TASK DETAILS ▸
Print, exactly as written, every line from the first line of the records below through the line containing "const ulnarTicks = [20, 40, 60];", and nothing further.

Records with drawing code
>>>

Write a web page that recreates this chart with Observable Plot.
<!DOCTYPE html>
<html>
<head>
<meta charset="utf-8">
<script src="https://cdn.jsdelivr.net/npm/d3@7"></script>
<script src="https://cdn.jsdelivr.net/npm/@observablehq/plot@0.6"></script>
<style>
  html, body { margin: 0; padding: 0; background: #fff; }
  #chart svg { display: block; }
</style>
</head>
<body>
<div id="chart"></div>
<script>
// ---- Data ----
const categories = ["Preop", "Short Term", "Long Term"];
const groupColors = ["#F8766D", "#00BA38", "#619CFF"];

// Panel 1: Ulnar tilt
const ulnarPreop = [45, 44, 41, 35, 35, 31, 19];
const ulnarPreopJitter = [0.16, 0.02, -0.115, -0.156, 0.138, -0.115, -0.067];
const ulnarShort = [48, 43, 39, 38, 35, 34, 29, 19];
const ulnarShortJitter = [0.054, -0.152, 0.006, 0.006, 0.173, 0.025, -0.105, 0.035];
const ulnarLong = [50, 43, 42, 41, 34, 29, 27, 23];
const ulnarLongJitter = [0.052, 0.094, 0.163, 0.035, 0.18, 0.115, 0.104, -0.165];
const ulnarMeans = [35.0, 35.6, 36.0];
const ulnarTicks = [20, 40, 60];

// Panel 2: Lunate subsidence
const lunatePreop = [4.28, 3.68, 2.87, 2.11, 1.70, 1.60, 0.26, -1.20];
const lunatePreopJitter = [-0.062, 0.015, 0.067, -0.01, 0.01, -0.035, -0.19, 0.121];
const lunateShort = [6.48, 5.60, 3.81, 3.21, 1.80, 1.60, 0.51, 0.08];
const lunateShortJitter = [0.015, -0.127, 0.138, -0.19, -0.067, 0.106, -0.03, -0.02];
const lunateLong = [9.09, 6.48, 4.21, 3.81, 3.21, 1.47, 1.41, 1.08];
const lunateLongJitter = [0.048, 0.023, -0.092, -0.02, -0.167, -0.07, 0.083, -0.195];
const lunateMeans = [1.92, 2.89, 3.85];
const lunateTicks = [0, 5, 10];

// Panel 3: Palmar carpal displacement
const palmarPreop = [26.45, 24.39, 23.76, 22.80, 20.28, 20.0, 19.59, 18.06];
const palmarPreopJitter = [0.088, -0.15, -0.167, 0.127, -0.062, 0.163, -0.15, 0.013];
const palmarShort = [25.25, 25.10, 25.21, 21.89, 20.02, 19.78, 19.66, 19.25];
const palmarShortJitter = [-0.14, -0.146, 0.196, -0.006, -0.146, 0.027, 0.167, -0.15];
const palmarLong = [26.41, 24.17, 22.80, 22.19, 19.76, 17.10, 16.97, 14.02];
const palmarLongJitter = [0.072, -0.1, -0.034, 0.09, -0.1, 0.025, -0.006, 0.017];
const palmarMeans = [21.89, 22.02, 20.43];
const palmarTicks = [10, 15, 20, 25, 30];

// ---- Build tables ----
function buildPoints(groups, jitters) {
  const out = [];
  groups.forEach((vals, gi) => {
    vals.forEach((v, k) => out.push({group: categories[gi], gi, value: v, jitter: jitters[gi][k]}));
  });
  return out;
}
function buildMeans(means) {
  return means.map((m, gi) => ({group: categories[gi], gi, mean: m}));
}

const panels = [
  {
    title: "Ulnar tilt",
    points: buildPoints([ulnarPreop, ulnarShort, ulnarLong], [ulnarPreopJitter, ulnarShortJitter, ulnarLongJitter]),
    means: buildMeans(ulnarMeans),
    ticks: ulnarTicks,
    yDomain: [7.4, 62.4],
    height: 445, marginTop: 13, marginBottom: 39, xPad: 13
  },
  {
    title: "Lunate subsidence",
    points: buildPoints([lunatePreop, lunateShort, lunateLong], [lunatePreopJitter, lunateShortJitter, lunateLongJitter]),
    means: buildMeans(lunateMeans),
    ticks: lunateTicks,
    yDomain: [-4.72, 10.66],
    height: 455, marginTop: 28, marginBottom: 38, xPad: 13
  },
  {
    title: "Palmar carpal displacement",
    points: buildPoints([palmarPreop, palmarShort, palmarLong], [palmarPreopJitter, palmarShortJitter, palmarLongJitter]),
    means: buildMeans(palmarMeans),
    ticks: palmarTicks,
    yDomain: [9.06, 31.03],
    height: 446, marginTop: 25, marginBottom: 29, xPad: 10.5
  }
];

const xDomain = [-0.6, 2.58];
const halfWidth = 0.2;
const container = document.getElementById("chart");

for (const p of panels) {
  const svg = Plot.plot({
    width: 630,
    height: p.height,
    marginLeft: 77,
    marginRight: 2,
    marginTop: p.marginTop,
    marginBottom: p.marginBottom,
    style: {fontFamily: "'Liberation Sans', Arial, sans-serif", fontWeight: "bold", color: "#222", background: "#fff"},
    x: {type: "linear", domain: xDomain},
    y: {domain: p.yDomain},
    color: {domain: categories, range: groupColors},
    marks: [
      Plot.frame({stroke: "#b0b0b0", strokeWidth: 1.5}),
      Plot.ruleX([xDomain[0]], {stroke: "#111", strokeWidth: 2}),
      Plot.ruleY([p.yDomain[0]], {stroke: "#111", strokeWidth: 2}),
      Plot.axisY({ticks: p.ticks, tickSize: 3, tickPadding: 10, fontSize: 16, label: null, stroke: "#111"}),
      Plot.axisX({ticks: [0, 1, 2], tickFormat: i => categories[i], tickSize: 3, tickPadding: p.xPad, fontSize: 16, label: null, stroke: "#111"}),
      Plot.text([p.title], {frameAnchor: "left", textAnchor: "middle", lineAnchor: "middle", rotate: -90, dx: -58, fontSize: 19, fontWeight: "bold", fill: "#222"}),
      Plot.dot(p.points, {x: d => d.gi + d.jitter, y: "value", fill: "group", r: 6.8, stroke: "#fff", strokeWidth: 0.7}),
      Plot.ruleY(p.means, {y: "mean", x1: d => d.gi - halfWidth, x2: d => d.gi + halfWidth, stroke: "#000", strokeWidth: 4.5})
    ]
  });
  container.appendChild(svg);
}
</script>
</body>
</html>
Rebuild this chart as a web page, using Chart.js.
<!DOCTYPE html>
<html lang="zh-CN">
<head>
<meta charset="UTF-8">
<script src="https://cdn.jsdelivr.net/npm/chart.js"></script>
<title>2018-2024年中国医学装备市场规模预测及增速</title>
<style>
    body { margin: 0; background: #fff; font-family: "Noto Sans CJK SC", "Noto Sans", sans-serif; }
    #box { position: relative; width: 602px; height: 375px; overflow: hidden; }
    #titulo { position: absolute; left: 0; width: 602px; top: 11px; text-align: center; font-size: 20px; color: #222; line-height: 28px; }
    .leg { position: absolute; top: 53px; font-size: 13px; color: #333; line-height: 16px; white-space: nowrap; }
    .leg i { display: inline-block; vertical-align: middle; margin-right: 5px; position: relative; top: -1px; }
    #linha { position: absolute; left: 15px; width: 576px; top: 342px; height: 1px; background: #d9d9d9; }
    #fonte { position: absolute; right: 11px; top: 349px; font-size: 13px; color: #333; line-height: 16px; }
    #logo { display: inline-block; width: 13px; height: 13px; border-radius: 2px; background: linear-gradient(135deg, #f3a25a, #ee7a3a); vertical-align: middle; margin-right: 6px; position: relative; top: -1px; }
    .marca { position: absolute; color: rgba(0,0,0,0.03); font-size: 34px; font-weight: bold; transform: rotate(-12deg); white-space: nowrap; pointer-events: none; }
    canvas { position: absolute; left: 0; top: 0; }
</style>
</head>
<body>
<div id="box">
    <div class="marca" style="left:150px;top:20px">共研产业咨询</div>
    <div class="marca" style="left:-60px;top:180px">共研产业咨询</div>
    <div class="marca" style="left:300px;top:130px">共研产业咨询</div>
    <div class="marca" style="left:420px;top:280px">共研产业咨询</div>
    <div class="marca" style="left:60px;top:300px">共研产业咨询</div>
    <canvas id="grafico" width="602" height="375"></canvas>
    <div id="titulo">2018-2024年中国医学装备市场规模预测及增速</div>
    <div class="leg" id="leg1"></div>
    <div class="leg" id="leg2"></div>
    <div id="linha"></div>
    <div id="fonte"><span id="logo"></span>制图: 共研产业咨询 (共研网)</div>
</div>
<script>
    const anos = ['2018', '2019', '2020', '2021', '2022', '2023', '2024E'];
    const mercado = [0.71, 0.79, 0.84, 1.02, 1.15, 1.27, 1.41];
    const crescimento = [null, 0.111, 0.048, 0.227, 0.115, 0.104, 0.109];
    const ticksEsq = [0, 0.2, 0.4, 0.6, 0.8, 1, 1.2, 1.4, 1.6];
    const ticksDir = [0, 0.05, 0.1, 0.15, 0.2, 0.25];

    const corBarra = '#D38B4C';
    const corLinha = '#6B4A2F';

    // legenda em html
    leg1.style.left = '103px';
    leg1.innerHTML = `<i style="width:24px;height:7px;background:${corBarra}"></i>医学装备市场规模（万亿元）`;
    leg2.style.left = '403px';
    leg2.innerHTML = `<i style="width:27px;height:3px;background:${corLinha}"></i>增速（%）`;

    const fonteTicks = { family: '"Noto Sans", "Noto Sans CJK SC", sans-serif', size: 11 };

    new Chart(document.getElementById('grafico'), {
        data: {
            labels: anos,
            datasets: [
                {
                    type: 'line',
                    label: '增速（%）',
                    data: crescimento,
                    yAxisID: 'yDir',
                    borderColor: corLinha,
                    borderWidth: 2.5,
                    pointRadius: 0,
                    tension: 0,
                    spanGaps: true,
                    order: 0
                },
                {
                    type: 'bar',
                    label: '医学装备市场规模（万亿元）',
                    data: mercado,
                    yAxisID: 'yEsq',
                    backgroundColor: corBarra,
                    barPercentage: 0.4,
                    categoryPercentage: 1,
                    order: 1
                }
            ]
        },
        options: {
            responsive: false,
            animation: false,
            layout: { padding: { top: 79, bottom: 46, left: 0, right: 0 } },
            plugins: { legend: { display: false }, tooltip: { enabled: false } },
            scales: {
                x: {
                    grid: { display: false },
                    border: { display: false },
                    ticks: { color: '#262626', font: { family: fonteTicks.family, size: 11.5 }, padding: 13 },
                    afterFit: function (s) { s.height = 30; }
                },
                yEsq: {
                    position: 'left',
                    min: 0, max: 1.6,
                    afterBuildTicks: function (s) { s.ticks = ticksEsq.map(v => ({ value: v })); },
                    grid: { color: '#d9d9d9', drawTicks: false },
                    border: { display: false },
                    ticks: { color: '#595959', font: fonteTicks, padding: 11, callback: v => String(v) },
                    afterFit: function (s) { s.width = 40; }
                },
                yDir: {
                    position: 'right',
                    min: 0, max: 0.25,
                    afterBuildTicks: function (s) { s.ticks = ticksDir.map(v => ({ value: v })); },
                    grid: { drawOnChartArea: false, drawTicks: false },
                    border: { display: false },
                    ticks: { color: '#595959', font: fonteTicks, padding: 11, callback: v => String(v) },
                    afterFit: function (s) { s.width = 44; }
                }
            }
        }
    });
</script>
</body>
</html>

<<<

REPLY TO THE TASK ▸
Write a web page that recreates this chart with Observable Plot.
<!DOCTYPE html>
<html>
<head>
<meta charset="utf-8">
<script src="https://cdn.jsdelivr.net/npm/d3@7"></script>
<script src="https://cdn.jsdelivr.net/npm/@observablehq/plot@0.6"></script>
<style>
  html, body { margin: 0; padding: 0; background: #fff; }
  #chart svg { display: block; }
</style>
</head>
<body>
<div id="chart"></div>
<script>
// ---- Data ----
const categories = ["Preop", "Short Term", "Long Term"];
const groupColors = ["#F8766D", "#00BA38", "#619CFF"];

// Panel 1: Ulnar tilt
const ulnarPreop = [45, 44, 41, 35, 35, 31, 19];
const ulnarPreopJitter = [0.16, 0.02, -0.115, -0.156, 0.138, -0.115, -0.067];
const ulnarShort = [48, 43, 39, 38, 35, 34, 29, 19];
const ulnarShortJitter = [0.054, -0.152, 0.006, 0.006, 0.173, 0.025, -0.105, 0.035];
const ulnarLong = [50, 43, 42, 41, 34, 29, 27, 23];
const ulnarLongJitter = [0.052, 0.094, 0.163, 0.035, 0.18, 0.115, 0.104, -0.165];
const ulnarMeans = [35.0, 35.6, 36.0];
const ulnarTicks = [20, 40, 60];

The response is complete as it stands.